Overall, the euro-area economy contracted 0.4 percent last year, according to estimates by the ECB, which forecasts an expansion of 1.1 percent in 2014.

“There’s still a long way to go from a European point of view in terms of having a banking structure that will stabilize all economies and create growth and create jobs,” Irish Prime Minister Enda Kenny told Bloomberg TV in Davos today.



All that has kept a lid on bank lending to companies and households, which is vital for generating growth. It shrank for the 19th straight month in November, according to the ECB. Meantime, Stoxx 600’s price-earnings ratio has climbed to its highest since 2009.

“Looking at markets in Europe and at the underlying strength of the economy, valuations are slightly expensive,” Wouter Sturkenboom, who helps oversee $237 billion as investment strategist for the Europe, Middle East, and Africa at Russell Investments in London, said in a telephone interview on Jan. 16. “We don’t think growth will shoot the lights out. We don’t think expectations embedded in equities are fairly representative” of the situation in the euro area.

The struggle of Duran’s closely held firm, AvanTIC, shows why. “We have reduced all the costs we could to be self-sufficient,” the 40 year-old said. “We are securing more projects, but they are less profitable, so we need to be able to fund ourselves.”

‘Big Challenges’

Total bank lending in Spain, the euro area’s fourth-largest economy, has dropped 21 percent since 2008, according to the Bank of Spain. While November saw the first month-on-month increase since March, up 0.2 percent on October, it nevertheless represents an annual fall of 13 percent.

Spain, which on Jan. 23 exited its 41 billion euro ($56 billion) European bailout program that helped recapitalize it banks, is battling the second-highest unemployment rate in the euro region. Spain’s National Statistics Institute said on Jan. 23 that the country’s unemployment rate was 26.03 percent in the final three months of the year, the sixth straight quarter it has been above 25 percent.

The Spanish economy still faced “big challenges,” European Union Economic and Monetary Affairs Commissioner Olli Rehn told El Pais on Jan. 23, and needs more than a decade to recover.

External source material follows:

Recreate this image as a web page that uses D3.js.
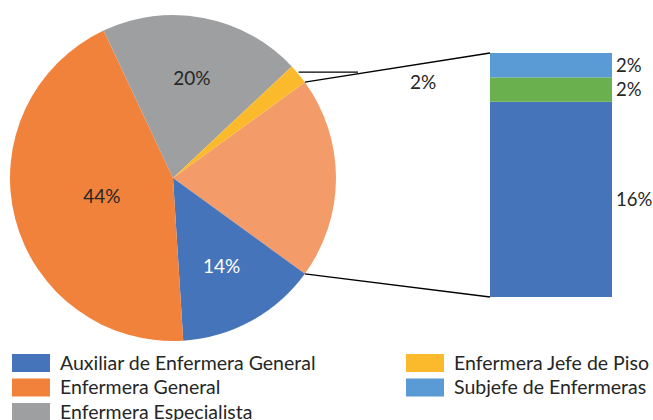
<!DOCTYPE html>
<meta charset="utf-8">
<title>Pie of bar</title>
<style>
  body { margin: 0; background: #fff; }
  svg text { font-family: Lato, "Open Sans", sans-serif; fill: #262626; }
</style>
<svg id="chart" width="653" height="420"></svg>
<script src="https://cdnjs.cloudflare.com/ajax/libs/d3/7.8.5/d3.min.js"></script>
<script>
// main pie, in Excel's clockwise order starting from the split-off slice
var pieNames  = ["Otros", "Auxiliar de Enfermera General", "Enfermera General",
                 "Enfermera Especialista", "Enfermera Jefe de Piso"];
var pieValues = [20, 14, 44, 20, 2];
var pieColors = ["#F49C69", "#4674BA", "#F0823C", "#9E9FA0", "#FBBA2C"];

// secondary bar, bottom to top
var barNames  = ["Otro", "Otro 2", "Subjefe de Enfermeras"];
var barValues = [16, 2, 2];
var barColors = ["#4674BA", "#6BB04F", "#5A9BD6"];

var legendNames  = ["Auxiliar de Enfermera General", "Enfermera General", "Enfermera Especialista",
                    "Enfermera Jefe de Piso", "Subjefe de Enfermeras"];
var legendColors = ["#4674BA", "#F0823C", "#9E9FA0", "#FBBA2C", "#5A9BD6"];

var svg = d3.select("#chart");
var cx = 173, cy = 178, r = 163;
var deg = Math.PI / 180;

// the split slice is centred on 3 o'clock
var total = d3.sum(pieValues);
var otherSpan = pieValues[0] / total * 360;
var pie = d3.pie().sort(null)
  .startAngle((90 - otherSpan / 2) * deg)
  .endAngle((90 - otherSpan / 2 + 360) * deg);
var arcs = pie(pieValues);
var arc = d3.arc().innerRadius(0).outerRadius(r);

var g = svg.append("g").attr("transform", "translate(" + cx + "," + cy + ")");
g.selectAll("path").data(arcs).enter().append("path")
  .attr("d", arc)
  .attr("fill", function(d, i) { return pieColors[i]; });

function pt(a, rad) { return [cx + rad * Math.sin(a), cy - rad * Math.cos(a)]; }

// labels inside the slices (skip split slice and the tiny one)
arcs.forEach(function(d, i) {
  if (i == 0 || d.value < 5) return;
  var mid = (d.startAngle + d.endAngle) / 2;
  var k = d.value > 30 ? 0.45 : 0.62;
  var p = pt(mid, r * k);
  svg.append("text")
    .attr("x", p[0]).attr("y", p[1])
    .attr("text-anchor", "middle").attr("dy", "0.35em")
    .style("font-size", "19px")
    .style("fill", i == 1 ? "#fff" : "#262626")
    .text(d.value + "%");
});

// small slice label, outside with a leader line
var small = arcs[4];
var sm = pt((small.startAngle + small.endAngle) / 2, r);
svg.append("path")
  .attr("d", "M" + sm[0] + "," + (sm[1] - 2) + "H358")
  .attr("stroke", "#000").attr("stroke-width", 1.3).attr("fill", "none");
svg.append("text")
  .attr("x", 423).attr("y", 82).attr("dy", "0.35em")
  .attr("text-anchor", "middle").style("font-size", "19px")
  .text(small.value + "%");

// stacked bar for the split slice
var bx0 = 490, bw = 122;
var y = d3.scaleLinear().domain([0, d3.sum(barValues)]).range([297, 53]);
var stack = d3.cumsum(barValues);
barValues.forEach(function(v, i) {
  var top = stack[i], bot = stack[i] - v;
  svg.append("rect")
    .attr("x", bx0).attr("width", bw)
    .attr("y", y(top)).attr("height", y(bot) - y(top))
    .attr("fill", barColors[i]);
  svg.append("text")
    .attr("x", bx0 + bw + 4).attr("y", (y(top) + y(bot)) / 2).attr("dy", "0.35em")
    .style("font-size", "18.5px")
    .text(v + "%");
});

// connector lines from the split slice to the bar
var o = arcs[0];
var p1 = pt(o.startAngle, r), p2 = pt(o.endAngle, r);
svg.append("path")
  .attr("d", "M" + p1[0] + "," + p1[1] + "L" + bx0 + "," + y(d3.sum(barValues)) +
             "M" + p2[0] + "," + p2[1] + "L" + bx0 + "," + y(0))
  .attr("stroke", "#000").attr("stroke-width", 1.3).attr("fill", "none");

// legend in two columns
var lg = svg.append("g");
legendNames.forEach(function(name, i) {
  var col = i < 3 ? 0 : 1, row = i < 3 ? i : i - 3;
  var lx = col == 0 ? 12 : 406, ly = 363 + row * 24.5;
  lg.append("rect")
    .attr("x", lx).attr("y", ly - 9).attr("width", 38).attr("height", 18)
    .attr("fill", legendColors[i]);
  lg.append("text")
    .attr("x", lx + 48).attr("y", ly).attr("dy", "0.35em")
    .style("font-size", "19.5px")
    .text(name);
});
</script>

Lending remains weak elsewhere as well. Loans from banks in Portugal, which was forced into a 78 billion-euro bailout in 2011, fell 6.9 percent in November from the year before, its central bank reported on Jan. 22. In France, the euro area’s second largest economy, the annual growth rate of loans to firms remained sluggish, at 0.3 percent in November, after a decline of 0.1 percent in October, the Bank of France, said on Jan. 8.

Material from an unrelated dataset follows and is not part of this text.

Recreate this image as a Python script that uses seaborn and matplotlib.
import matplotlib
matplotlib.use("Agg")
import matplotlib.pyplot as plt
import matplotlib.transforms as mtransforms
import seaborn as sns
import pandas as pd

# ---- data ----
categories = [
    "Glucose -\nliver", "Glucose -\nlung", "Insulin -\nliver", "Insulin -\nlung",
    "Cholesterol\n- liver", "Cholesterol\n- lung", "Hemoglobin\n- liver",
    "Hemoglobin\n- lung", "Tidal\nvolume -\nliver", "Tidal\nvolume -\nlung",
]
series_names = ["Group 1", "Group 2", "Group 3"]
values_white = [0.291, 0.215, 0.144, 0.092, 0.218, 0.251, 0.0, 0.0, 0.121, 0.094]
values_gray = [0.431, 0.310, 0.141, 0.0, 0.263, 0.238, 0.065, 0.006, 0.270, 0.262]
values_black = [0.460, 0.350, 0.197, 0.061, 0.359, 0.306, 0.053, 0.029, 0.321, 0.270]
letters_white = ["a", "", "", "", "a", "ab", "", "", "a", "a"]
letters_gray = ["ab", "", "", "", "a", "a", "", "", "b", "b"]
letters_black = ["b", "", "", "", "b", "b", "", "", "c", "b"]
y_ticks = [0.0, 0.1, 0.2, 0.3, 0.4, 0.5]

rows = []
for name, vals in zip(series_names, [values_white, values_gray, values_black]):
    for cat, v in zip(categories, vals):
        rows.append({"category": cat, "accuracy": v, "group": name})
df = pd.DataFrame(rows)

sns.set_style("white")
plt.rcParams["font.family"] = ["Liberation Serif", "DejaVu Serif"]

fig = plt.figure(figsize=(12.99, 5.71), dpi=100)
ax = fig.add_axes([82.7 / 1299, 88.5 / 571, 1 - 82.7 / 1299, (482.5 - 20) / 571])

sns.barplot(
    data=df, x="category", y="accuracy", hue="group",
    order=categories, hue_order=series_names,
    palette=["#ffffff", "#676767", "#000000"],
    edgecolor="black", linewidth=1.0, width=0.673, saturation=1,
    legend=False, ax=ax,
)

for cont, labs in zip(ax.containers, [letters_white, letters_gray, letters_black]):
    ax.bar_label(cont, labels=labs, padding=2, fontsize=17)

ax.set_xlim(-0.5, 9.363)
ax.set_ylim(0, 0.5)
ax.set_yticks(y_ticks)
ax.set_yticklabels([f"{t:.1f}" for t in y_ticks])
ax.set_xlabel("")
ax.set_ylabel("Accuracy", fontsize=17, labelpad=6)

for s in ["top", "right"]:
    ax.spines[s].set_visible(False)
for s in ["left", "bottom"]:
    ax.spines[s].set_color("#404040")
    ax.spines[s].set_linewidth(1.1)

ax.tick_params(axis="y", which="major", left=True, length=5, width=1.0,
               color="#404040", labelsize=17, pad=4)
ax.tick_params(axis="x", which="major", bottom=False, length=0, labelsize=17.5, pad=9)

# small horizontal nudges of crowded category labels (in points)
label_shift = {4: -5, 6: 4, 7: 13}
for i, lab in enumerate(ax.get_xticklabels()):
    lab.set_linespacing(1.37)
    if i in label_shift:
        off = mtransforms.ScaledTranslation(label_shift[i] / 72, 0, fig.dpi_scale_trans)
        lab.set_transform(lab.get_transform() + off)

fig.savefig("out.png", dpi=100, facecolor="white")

Italian companies are also seeing little benefit from the financial-market gains. In the three months ending in November 2013, bank lending to firms contracted 8.4 percent compared with the same time the previous year, the Bank of Italy said in it January bulletin.

There will be a “gradual improvement” in bank lending “due to the improvement in the economic situation,” ECB Executive Board member Benoit Coeure, said in a Bloomberg News interview on Jan. 15. “Also, risk being reduced in stressed economies and ongoing structural reform should have an impact on credit spreads.”

The dearth of credit is also curbing investment. Italian firms’ spending on capital goods declined by 1.2 percent in the third quarter of 2013 compared with the previous quarter, according to the Bank of Italy. Purchases of machinery and equipment fell 1.1 percent in the third quarter after a 0.2 percent decline in the previous three months.

“The healing has barely started,” Ashoka Mody, the former head of the International Monetary Fund’s research and European departments, said in Brussels on Jan. 21. “A reversal of some of the optimism is still possible.”

For now, optimism is the market rule. According to 57 percent of the investors, analysts, and traders who are Bloomberg subscribers polled last week, Europe’s bond markets have ceased deteriorating. That is the first time in two years of being asked that a majority has backed the view that the debt crisis is over.

“Green shoots are clearly visible,” Rehn said at a conference in Brussels on Jan. 21. “But fragilities remain.”